As we have heard today and in previous debates this year, incidents of banking misconduct and fraud have had a severe impact on some small and medium-sized enterprises. It has been and remains a top priority of mine in office to face up to the issues that have been generated by the cases that have been raised. I am conscious that many of the eight Back-Bench Members who have taken part in this debate will have heard sad and unfortunate stories from their constituents about how the actions of banks have affected them and their businesses. That includes not only the events at HBOS Reading, but the actions of the RBS Global Restructuring Group and the mis-selling of interest rate hedging products.

I begin by reminding Members that we expect the highest standards of behaviour across the financial sector. That is why the Government have introduced a number of necessary changes to restore public trust in financial services, such as the senior managers and certification regime. Before I address the substance of today’s debate, it is important that we pause for a moment to recognise the contribution that banks make to both the UK economy and our society. As Kirsty Blackman rightly said, it is necessary for banks to lend to SMEs. Lloyds Banking Group has, for example, increased its net lending to SMEs by £3 billion since 2014 and plans to triple that by 2020. Lloyds is the market leader in providing basic bank accounts, which help vulnerable customers, and its “Helping Britain Prosper” plan sets out a number of commitments on behaviour, diversity and charitable support.

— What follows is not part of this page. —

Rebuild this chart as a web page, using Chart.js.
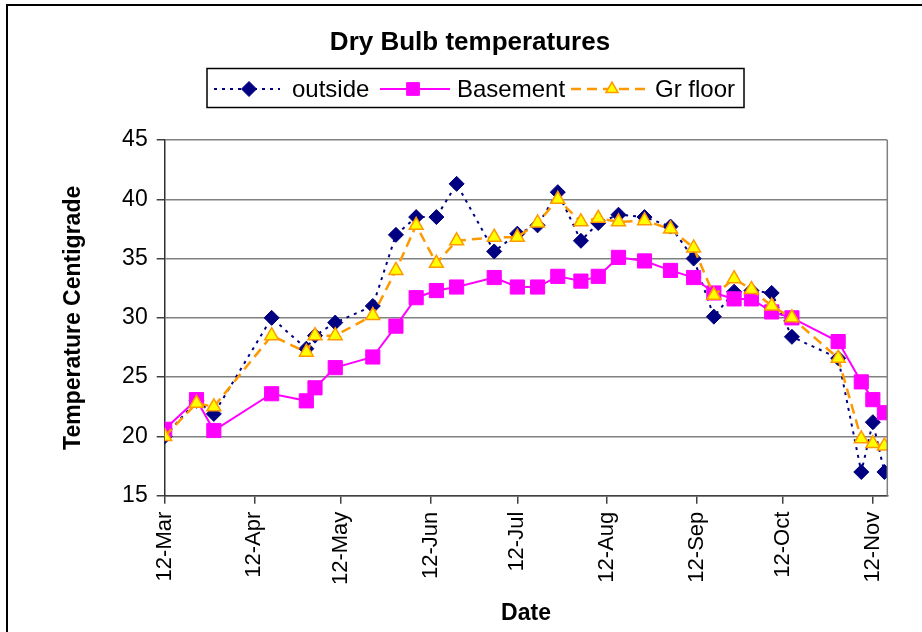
<!DOCTYPE html>
<html>
<head>
<meta charset="utf-8">
<script src="https://cdn.jsdelivr.net/npm/chart.js"></script>
<style>
  body { margin: 0; background: #fff; }
  canvas { display: block; }
</style>
</head>
<body>
<canvas id="grafico" width="922" height="632"></canvas>
<script>
// dados (datas de medição e temperaturas em °C)
const dates = [
    '2005-03-12', '2005-03-23', '2005-03-29', '2005-04-18', '2005-04-30', '2005-05-03',
    '2005-05-10', '2005-05-23', '2005-05-31', '2005-06-07', '2005-06-14', '2005-06-21',
    '2005-07-04', '2005-07-12', '2005-07-19', '2005-07-26', '2005-08-03', '2005-08-09',
    '2005-08-16', '2005-08-25', '2005-09-03', '2005-09-11', '2005-09-18', '2005-09-25',
    '2005-10-01', '2005-10-08', '2005-10-15', '2005-10-31', '2005-11-08', '2005-11-12',
    '2005-11-16'
];
const outside  = [20.0, 23.0, 21.9, 30.0, 27.4, 28.5, 29.6, 31.0, 37.0, 38.5, 38.5, 41.3,
                  35.6, 37.1, 37.8, 40.6, 36.5, 38.0, 38.7, 38.5, 37.7, 35.0, 30.1, 32.2,
                  32.3, 32.1, 28.4, 26.6, 17.0, 21.2, 17.0];
const basement = [20.6, 23.1, 20.5, 23.6, 23.0, 24.1, 25.8, 26.7, 29.3, 31.7, 32.3, 32.6,
                  33.4, 32.6, 32.6, 33.5, 33.1, 33.5, 35.1, 34.8, 34.0, 33.4, 32.1, 31.6,
                  31.6, 30.5, 30.0, 28.0, 24.6, 23.1, 22.0];
const grFloor  = [20.0, 22.8, 22.5, 28.5, 27.1, 28.5, 28.5, 30.2, 34.0, 37.8, 34.6, 36.5,
                  36.8, 36.8, 38.0, 40.0, 38.1, 38.4, 38.1, 38.2, 37.5, 35.9, 31.9, 33.3,
                  32.4, 31.0, 30.0, 26.6, 19.8, 19.4, 19.2];

const tickDates  = ['2005-03-12', '2005-04-12', '2005-05-12', '2005-06-12', '2005-07-12',
                    '2005-08-12', '2005-09-12', '2005-10-12', '2005-11-12'];
const tickLabels = ['12-Mar', '12-Apr', '12-May', '12-Jun', '12-Jul',
                    '12-Aug', '12-Sep', '12-Oct', '12-Nov'];
const yTicks = [15, 20, 25, 30, 35, 40, 45];
const endDate = '2005-11-17';

const FONTE = "'Liberation Sans', Arial, sans-serif";

// dias desde a primeira data
function dia(s) {
    const [a, m, d] = s.split('-').map(Number);
    const [a0, m0, d0] = dates[0].split('-').map(Number);
    return Math.round((Date.UTC(a, m - 1, d) - Date.UTC(a0, m0 - 1, d0)) / 86400000);
}

const pontos = serie => serie.map((v, i) => ({ x: dia(dates[i]), y: v }));
const tickDias = tickDates.map(dia);

const series = [
    {
        label: 'outside', data: pontos(outside), order: 2,
        borderColor: '#000080', borderWidth: 2, borderDash: [3, 5],
        pointStyle: 'rectRot', pointRadius: 7.5,
        pointBackgroundColor: '#000080', pointBorderColor: '#000080', pointBorderWidth: 1,
        legX: [214, 280], legM: 249, legT: 292, legR: 7.5
    },
    {
        label: 'Basement', data: pontos(basement), order: 1,
        borderColor: '#ff00ff', borderWidth: 2, borderDash: [],
        pointStyle: 'rect', pointRadius: 10,
        pointBackgroundColor: '#ff00ff', pointBorderColor: '#ff00ff', pointBorderWidth: 1,
        legX: [380, 450], legM: 413, legT: 457, legR: 9
    },
    {
        label: 'Gr floor', data: pontos(grFloor), order: 0,
        borderColor: '#ff9900', borderWidth: 2.5, borderDash: [10, 6],
        pointStyle: 'triangle', pointRadius: 8,
        pointBackgroundColor: '#ffff00', pointBorderColor: '#ff9900', pointBorderWidth: 1.5,
        legX: [571, 646], legM: 612, legT: 655, legR: 7
    }
];

function marcador(ctx, s, x, y, r) {
    ctx.save();
    ctx.fillStyle = s.pointBackgroundColor;
    ctx.strokeStyle = s.pointBorderColor;
    ctx.lineWidth = s.pointBorderWidth;
    ctx.setLineDash([]);
    if (Chart.helpers && Chart.helpers.drawPoint) {
        Chart.helpers.drawPoint(ctx, { pointStyle: s.pointStyle, radius: r, rotation: 0, borderWidth: s.pointBorderWidth }, x, y);
    }
    ctx.restore();
}

const moldura = {
    id: 'moldura',
    beforeDraw(chart) {
        const ctx = chart.ctx;
        ctx.save();
        ctx.fillStyle = '#fff';
        ctx.fillRect(0, 0, chart.width, chart.height);
        ctx.strokeStyle = '#000';
        ctx.lineWidth = 2;
        ctx.beginPath();
        ctx.moveTo(7, chart.height);
        ctx.lineTo(7, 5);
        ctx.lineTo(chart.width, 5);
        ctx.stroke();
        ctx.restore();
    },
    afterDraw(chart) {
        const ctx = chart.ctx;
        const a = chart.chartArea;
        ctx.save();
        // borda direita da área do gráfico
        ctx.strokeStyle = '#808080';
        ctx.lineWidth = 1.5;
        ctx.beginPath();
        ctx.moveTo(a.right, a.top);
        ctx.lineTo(a.right, a.bottom);
        ctx.stroke();

        // título
        ctx.fillStyle = '#000';
        ctx.font = 'bold 26px ' + FONTE;
        ctx.textAlign = 'center';
        ctx.textBaseline = 'alphabetic';
        ctx.fillText('Dry Bulb temperatures', 470, 49.5);

        // legenda
        ctx.strokeStyle = '#000';
        ctx.lineWidth = 1.5;
        ctx.strokeRect(207, 68.5, 537, 39);
        const ly = 89;
        ctx.font = '24px ' + FONTE;
        ctx.textAlign = 'left';
        ctx.textBaseline = 'middle';
        series.forEach(s => {
            ctx.strokeStyle = s.borderColor;
            ctx.lineWidth = s.borderWidth;
            ctx.setLineDash(s.borderDash);
            ctx.beginPath();
            ctx.moveTo(s.legX[0], ly);
            ctx.lineTo(s.legX[1], ly);
            ctx.stroke();
            marcador(ctx, s, s.legM, ly, s.legR);
            ctx.fillStyle = '#000';
            ctx.fillText(s.label, s.legT, ly + 1);
        });
        ctx.restore();
    }
};

new Chart(document.getElementById('grafico'), {
    type: 'line',
    data: {
        datasets: series.map(s => ({
            label: s.label,
            data: s.data,
            order: s.order,
            borderColor: s.borderColor,
            borderWidth: s.borderWidth,
            borderDash: s.borderDash,
            pointStyle: s.pointStyle,
            pointRadius: s.pointRadius,
            pointBackgroundColor: s.pointBackgroundColor,
            pointBorderColor: s.pointBorderColor,
            pointBorderWidth: s.pointBorderWidth,
            tension: 0,
            fill: false
        }))
    },
    options: {
        responsive: false,
        animation: false,
        layout: { padding: { left: 60, right: 34.7, top: 140, bottom: 5 } },
        plugins: {
            legend: { display: false },
            title: { display: false },
            tooltip: { enabled: false }
        },
        scales: {
            x: {
                type: 'linear',
                min: 0,
                max: dia(endDate),
                afterBuildTicks: scale => { scale.ticks = tickDias.map(v => ({ value: v })); },
                afterFit: scale => { scale.height = 632 - 5 - 495.7; },
                ticks: {
                    autoSkip: false,
                    minRotation: 90,
                    maxRotation: 90,
                    padding: 8,
                    color: '#000',
                    font: { size: 22, family: FONTE },
                    callback: v => tickLabels[tickDias.indexOf(v)] ?? ''
                },
                grid: { drawOnChartArea: false, tickLength: 8, tickColor: '#404040', lineWidth: 1.5 },
                border: { color: '#404040', width: 1.5 },
                title: {
                    display: true,
                    text: 'Date',
                    color: '#000',
                    padding: 0,
                    font: { size: 23, weight: 'bold', family: FONTE }
                }
            },
            y: {
                min: 15,
                max: 45,
                afterBuildTicks: scale => { scale.ticks = yTicks.map(v => ({ value: v })); },
                afterFit: scale => { scale.width = 164.7 - 60; },
                ticks: {
                    padding: 9,
                    color: '#000',
                    font: { size: 23, family: FONTE }
                },
                grid: { color: '#808080', lineWidth: 1.5, tickLength: 8, tickColor: '#404040' },
                border: { color: '#303030', width: 1.5 },
                title: {
                    display: true,
                    text: 'Temperature Centigrade',
                    color: '#000',
                    padding: 0,
                    font: { size: 23, weight: 'bold', family: FONTE }
                }
            }
        }
    },
    plugins: [moldura]
});
</script>
</body>
</html>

However, I recognise that there has been a great deal of justified anger, within Parliament and beyond, regarding the fraud that was perpetrated against small businesses through the actions of individuals at the HBOS Reading branch. It is important to remember that the events at HBOS Reading constituted criminal activity. As such, it was right that those responsible were brought to justice, as my hon. Friend the Member for Thirsk and Malton pointed out. The FCA continues to conduct an enforcement investigation into the events surrounding the discovery of misconduct at HBOS Reading, resuming an investigation placed on hold at the request of Thames Valley police. I will be keenly following the progress and outcome of the investigation.

In addition, Lloyds Banking Group has appointed Dame Linda Dobbs, a retired High Court judge, as an independent legal expert to consider whether issues relating to HBOS Reading were investigated and appropriately reported to authorities at the time by Lloyds Banking Group, following its acquisition of HBOS. It will consider issues raised by the Project Lord Turnbull report referred to by my hon. Friend. Dame Linda’s findings will then be shared with the FCA.

It is right that Lloyds set up a compensation scheme for businesses affected by the events at HBOS Reading, overseen by Professor Russel Griggs. That scheme has seen offers made to all customers within its scope, with 90% of customers accepting the offer. However, I acknowledge the concerns that Members have raised about the Griggs scheme. Those concerns have certainly been heard, and I am pleased to announce that Lloyds has agreed with the FCA that Lloyds will commission a post-completion review to quality-assure the methodology and process of the Griggs scheme. [Interruption.]

Overseen by an independent person, that review will go above and beyond a normal lessons-learned exercise. The independence of the person appointed to lead the review is vital. In particular, I would expect that person not to have been employed by Lloyds in any way, and to be able to demonstrate complete operational independence from Lloyds. I am pleased that Lloyds has committed to publishing the review once it has concluded, and I welcome Lloyds’ commitment to implementing any recommendations it produces. I have been consistently clear that it is vital that we get the right processes and procedures in place, to ensure that SMEs can obtain fair redress and resolve disputes with their banks.